Entries with chart source code:
──────────
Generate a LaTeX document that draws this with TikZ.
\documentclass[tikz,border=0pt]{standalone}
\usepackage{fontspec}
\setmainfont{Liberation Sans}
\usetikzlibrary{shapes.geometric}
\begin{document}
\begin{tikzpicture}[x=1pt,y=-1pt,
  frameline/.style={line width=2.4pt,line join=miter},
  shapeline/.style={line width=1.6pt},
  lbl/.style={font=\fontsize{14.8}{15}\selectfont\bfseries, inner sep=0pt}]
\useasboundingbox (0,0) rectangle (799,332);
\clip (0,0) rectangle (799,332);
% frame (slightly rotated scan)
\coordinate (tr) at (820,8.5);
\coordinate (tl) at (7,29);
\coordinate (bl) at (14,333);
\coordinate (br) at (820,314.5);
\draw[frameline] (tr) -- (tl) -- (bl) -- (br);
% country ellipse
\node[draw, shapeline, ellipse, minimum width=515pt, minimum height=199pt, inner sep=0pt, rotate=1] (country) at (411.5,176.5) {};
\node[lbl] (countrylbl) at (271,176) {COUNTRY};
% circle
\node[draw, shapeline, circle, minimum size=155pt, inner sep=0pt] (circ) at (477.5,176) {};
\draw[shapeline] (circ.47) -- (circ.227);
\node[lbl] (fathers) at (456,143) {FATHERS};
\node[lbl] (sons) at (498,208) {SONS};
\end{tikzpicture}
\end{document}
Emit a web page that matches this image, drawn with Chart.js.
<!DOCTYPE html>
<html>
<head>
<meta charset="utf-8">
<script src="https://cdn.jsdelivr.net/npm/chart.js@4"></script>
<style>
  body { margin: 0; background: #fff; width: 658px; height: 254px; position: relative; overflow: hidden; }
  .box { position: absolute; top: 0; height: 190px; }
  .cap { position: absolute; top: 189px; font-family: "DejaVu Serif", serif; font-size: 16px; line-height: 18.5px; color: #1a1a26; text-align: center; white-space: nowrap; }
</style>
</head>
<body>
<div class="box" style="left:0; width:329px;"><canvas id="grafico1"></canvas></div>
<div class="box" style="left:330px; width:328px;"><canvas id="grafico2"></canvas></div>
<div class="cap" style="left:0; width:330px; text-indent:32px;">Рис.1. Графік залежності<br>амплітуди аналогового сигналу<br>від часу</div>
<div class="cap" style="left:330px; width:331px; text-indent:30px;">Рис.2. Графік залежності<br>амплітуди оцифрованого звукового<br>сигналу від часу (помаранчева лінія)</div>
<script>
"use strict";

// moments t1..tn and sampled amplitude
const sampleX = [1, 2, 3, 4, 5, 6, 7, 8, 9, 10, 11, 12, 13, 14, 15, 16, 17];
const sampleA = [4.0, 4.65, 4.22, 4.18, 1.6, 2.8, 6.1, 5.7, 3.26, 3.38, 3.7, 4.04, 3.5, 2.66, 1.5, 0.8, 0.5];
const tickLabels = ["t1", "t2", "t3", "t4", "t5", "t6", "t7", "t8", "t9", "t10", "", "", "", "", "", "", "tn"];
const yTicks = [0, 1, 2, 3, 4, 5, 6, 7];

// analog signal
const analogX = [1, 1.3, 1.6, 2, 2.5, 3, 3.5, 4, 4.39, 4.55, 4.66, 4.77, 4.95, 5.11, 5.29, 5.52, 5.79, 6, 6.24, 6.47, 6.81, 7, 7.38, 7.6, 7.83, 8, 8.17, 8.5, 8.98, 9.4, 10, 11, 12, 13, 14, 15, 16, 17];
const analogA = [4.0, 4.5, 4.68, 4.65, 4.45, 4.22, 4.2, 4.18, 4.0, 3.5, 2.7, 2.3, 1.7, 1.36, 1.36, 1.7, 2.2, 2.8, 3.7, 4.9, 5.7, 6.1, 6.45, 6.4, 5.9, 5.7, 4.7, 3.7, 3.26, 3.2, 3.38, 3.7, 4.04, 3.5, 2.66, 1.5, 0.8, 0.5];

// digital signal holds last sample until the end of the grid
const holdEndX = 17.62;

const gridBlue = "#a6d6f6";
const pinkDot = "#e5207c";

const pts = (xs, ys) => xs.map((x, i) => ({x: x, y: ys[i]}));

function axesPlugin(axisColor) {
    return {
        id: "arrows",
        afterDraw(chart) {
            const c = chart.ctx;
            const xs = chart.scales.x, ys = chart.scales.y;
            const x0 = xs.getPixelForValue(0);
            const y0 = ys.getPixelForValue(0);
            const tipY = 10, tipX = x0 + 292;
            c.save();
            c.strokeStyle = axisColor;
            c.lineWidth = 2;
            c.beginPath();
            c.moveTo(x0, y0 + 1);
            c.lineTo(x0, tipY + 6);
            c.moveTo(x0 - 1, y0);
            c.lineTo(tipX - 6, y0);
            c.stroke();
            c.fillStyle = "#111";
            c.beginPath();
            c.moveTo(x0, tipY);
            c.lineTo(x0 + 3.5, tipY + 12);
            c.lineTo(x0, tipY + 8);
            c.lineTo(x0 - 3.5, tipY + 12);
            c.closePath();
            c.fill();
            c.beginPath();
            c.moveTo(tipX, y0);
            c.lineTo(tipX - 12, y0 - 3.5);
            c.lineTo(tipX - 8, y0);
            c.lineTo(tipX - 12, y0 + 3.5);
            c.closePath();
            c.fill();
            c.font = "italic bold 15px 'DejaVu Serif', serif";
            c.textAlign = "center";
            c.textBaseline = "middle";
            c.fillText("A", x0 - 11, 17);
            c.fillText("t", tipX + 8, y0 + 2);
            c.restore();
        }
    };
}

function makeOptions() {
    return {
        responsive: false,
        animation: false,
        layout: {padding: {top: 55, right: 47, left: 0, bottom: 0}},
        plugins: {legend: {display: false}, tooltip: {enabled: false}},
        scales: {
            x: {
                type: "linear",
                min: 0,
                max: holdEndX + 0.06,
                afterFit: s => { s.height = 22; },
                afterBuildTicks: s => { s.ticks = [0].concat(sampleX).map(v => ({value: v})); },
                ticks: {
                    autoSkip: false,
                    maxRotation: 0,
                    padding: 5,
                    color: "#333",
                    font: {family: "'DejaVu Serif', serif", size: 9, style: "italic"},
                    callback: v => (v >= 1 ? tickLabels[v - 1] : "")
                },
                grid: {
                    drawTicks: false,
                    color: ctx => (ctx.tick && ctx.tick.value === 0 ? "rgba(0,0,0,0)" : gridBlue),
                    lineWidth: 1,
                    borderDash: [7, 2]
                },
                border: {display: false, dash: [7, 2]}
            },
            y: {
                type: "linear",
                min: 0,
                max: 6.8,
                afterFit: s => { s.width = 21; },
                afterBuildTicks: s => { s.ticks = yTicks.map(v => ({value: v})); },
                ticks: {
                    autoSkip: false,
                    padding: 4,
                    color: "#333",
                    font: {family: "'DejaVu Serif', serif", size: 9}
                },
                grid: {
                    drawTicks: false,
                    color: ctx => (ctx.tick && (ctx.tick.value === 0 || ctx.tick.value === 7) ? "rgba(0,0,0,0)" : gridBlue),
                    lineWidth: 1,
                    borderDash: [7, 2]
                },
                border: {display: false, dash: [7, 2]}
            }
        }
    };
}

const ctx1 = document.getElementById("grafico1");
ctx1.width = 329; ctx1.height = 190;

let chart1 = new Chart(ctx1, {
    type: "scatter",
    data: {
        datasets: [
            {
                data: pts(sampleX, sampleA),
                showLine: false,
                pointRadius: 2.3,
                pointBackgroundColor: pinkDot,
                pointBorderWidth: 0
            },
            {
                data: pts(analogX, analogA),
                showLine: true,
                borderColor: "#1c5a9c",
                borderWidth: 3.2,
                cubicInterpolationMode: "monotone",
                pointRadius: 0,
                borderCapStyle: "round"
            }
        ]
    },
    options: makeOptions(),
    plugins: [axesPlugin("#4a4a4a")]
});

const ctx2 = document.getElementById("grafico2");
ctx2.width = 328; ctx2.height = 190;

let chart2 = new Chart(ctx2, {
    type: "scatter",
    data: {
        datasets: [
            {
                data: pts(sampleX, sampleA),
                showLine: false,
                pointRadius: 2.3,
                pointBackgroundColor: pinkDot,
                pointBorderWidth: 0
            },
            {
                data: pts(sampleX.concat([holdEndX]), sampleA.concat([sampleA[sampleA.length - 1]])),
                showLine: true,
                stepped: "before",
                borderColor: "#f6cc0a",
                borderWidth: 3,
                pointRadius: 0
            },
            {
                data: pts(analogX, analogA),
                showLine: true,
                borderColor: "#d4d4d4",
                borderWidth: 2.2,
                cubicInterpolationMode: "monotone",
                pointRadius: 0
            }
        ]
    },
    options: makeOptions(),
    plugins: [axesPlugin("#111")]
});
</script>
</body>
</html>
──────────
• _DESCRIPTION OF THE TASK_
In the listing above, find the line with "Emit a web page" and the line with "const pts = (xs, ys)", then print exactly those two lines and every line between them, and nothing more.

• _ANSWER TO THE TASK_
Emit a web page that matches this image, drawn with Chart.js.
<!DOCTYPE html>
<html>
<head>
<meta charset="utf-8">
<script src="https://cdn.jsdelivr.net/npm/chart.js@4"></script>
<style>
  body { margin: 0; background: #fff; width: 658px; height: 254px; position: relative; overflow: hidden; }
  .box { position: absolute; top: 0; height: 190px; }
  .cap { position: absolute; top: 189px; font-family: "DejaVu Serif", serif; font-size: 16px; line-height: 18.5px; color: #1a1a26; text-align: center; white-space: nowrap; }
</style>
</head>
<body>
<div class="box" style="left:0; width:329px;"><canvas id="grafico1"></canvas></div>
<div class="box" style="left:330px; width:328px;"><canvas id="grafico2"></canvas></div>
<div class="cap" style="left:0; width:330px; text-indent:32px;">Рис.1. Графік залежності<br>амплітуди аналогового сигналу<br>від часу</div>
<div class="cap" style="left:330px; width:331px; text-indent:30px;">Рис.2. Графік залежності<br>амплітуди оцифрованого звукового<br>сигналу від часу (помаранчева лінія)</div>
<script>
"use strict";

// moments t1..tn and sampled amplitude
const sampleX = [1, 2, 3, 4, 5, 6, 7, 8, 9, 10, 11, 12, 13, 14, 15, 16, 17];
const sampleA = [4.0, 4.65, 4.22, 4.18, 1.6, 2.8, 6.1, 5.7, 3.26, 3.38, 3.7, 4.04, 3.5, 2.66, 1.5, 0.8, 0.5];
const tickLabels = ["t1", "t2", "t3", "t4", "t5", "t6", "t7", "t8", "t9", "t10", "", "", "", "", "", "", "tn"];
const yTicks = [0, 1, 2, 3, 4, 5, 6, 7];

// analog signal
const analogX = [1, 1.3, 1.6, 2, 2.5, 3, 3.5, 4, 4.39, 4.55, 4.66, 4.77, 4.95, 5.11, 5.29, 5.52, 5.79, 6, 6.24, 6.47, 6.81, 7, 7.38, 7.6, 7.83, 8, 8.17, 8.5, 8.98, 9.4, 10, 11, 12, 13, 14, 15, 16, 17];
const analogA = [4.0, 4.5, 4.68, 4.65, 4.45, 4.22, 4.2, 4.18, 4.0, 3.5, 2.7, 2.3, 1.7, 1.36, 1.36, 1.7, 2.2, 2.8, 3.7, 4.9, 5.7, 6.1, 6.45, 6.4, 5.9, 5.7, 4.7, 3.7, 3.26, 3.2, 3.38, 3.7, 4.04, 3.5, 2.66, 1.5, 0.8, 0.5];

// digital signal holds last sample until the end of the grid
const holdEndX = 17.62;

const gridBlue = "#a6d6f6";
const pinkDot = "#e5207c";

const pts = (xs, ys) => xs.map((x, i) => ({x: x, y: ys[i]}));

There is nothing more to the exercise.